The Border Consortium, a coalition of INGO’s that has administered aid to the camps for over three decades, is preparing for a pilot project that uses a card system to deliver food rations to refugee camps residents from the end of July, 2016.
The food card system will begin with some households in the Nu Po and Tham Hin refugee camps as a pilot before rolling out to the other seven refugee camps on the Thai-Burma border.
The TBC is responsible for providing food rations, shelter and other humanitarian assistance to all the nine refugee camps along the Thai-Burma border.
When the food cards are issued they will be credited with the equivalent of the cost of the food rations refugees receive. Refugees can then go to designated stores and shop to buy food items according to guidelines set up in the new system.
Naw Blooming Night Zan, a spokeperson for the KRC spoke to Karen News about the food cards.
“We are going to change the system so that people won’t need to line up to get their rations twice a month. The cards they will be provided with will be credited with enough money by the appropriate officials so that refugees can go to the shops when they want to buy food.”
Naw Blooming Night Zan said that this will give the camp residents more choices.
“Although the refugees have not been able to choose the food they want to eat under the current system, they can now choose freely the food they want to eat and use less time and money with this food card system. The system will be beneficial for them.”
The card system will start with a three-month pilot period in both the Nu Po refugee camp in Tak province and Tham Hin refugee camp in Ratchaburi province. After the pilot period, the results will be analyzed and decided if the system should be used in the other camps.

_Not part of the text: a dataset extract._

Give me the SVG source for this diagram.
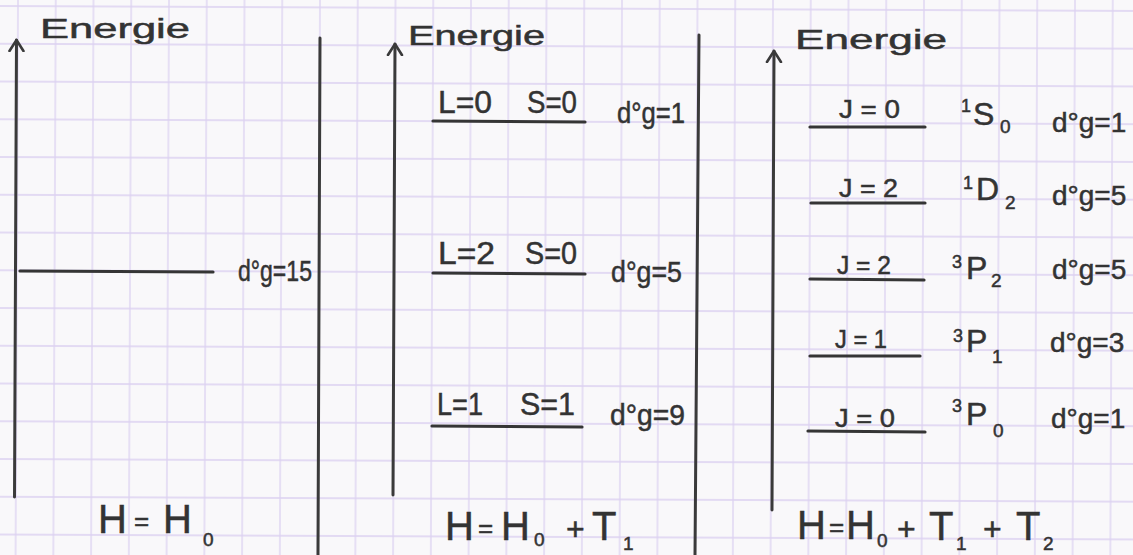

Currently refugee camp food rations are supplied twice a month. It includes rice, cooking oil, salt and fish paste as the staple foods. Under the card system, refugees can buy meat, fish as they like, but within the limited amount of credit provided on their card. However, charcoal will still be distributed from warehouses as the current system.
Along the Thai-Burma border, there are nine refugee camps – Mae La, Nu Po, Mae La Oon, Mae Rama Luang, Ban Don Yang, Tham Hin, Karenni Camp 1 and Camp 2. It is estimated that there are a total of over 100,000 people taking refuge in the nine camps.